Another important property of SWMR CoW is that live data is never over-written between transactions. In other words, if some physical block $B$ was written in transaction $T_1$, it will never be overwritten in transaction $T_i, i>1$, unless it’s freed in some $T_j, j > 1, j < i$. Notable exceptions are superblocks, but there is a fixed number of them, so they can be handled specially. Blocks within a writable transaction can be over-written (updated), but both reader and writer transactions in Memoria are intrinsically single-threaded. So, such updates are naturally serialized anyway.

So, in SWMRStore:

concurrent multi-threaded access is only possible to immutable (read-only) blocks;
mutable blocks are only accessed sequentially;
and there is a clear transactionally-aligned block life-cycle (allocate-update-free).

Specifics of this block access pattern can be used for both simplifying the data stack and making it more resilient and fault-tolerant, comparing with traditional block devices, which are designed for the more general case: concurrent access to the mutable data.

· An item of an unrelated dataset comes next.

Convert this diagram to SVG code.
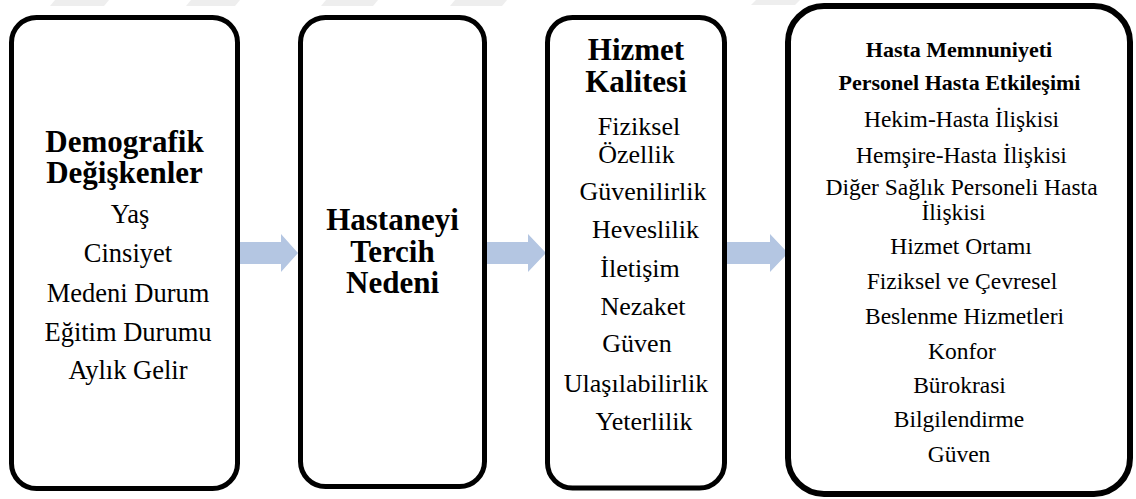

For example, NAND flash SSDs have pretty complex controller inside, implementing specific copy-on-write techniques over NAND flash chips. This is because NAND can’t naturally handle block-sized data updates. Having CoW over NAND, then Block Device API over this CoW, then SWMRStore over this BD API looks like adding a lot of unnecessary complexity into the data stack. It’s logical to allow SWMRStore to manage NAND flash directly, skipping generic blocks device API emulation completely. Technically, SWMRStore has it’s own block ID translation layer, that can be extended to handle flash directly. What it the most important, manufacturers of such SWMRStore-based block devices can deeply optimize everything together, keeping critical inventions in secret by not exposing them publicly via device API.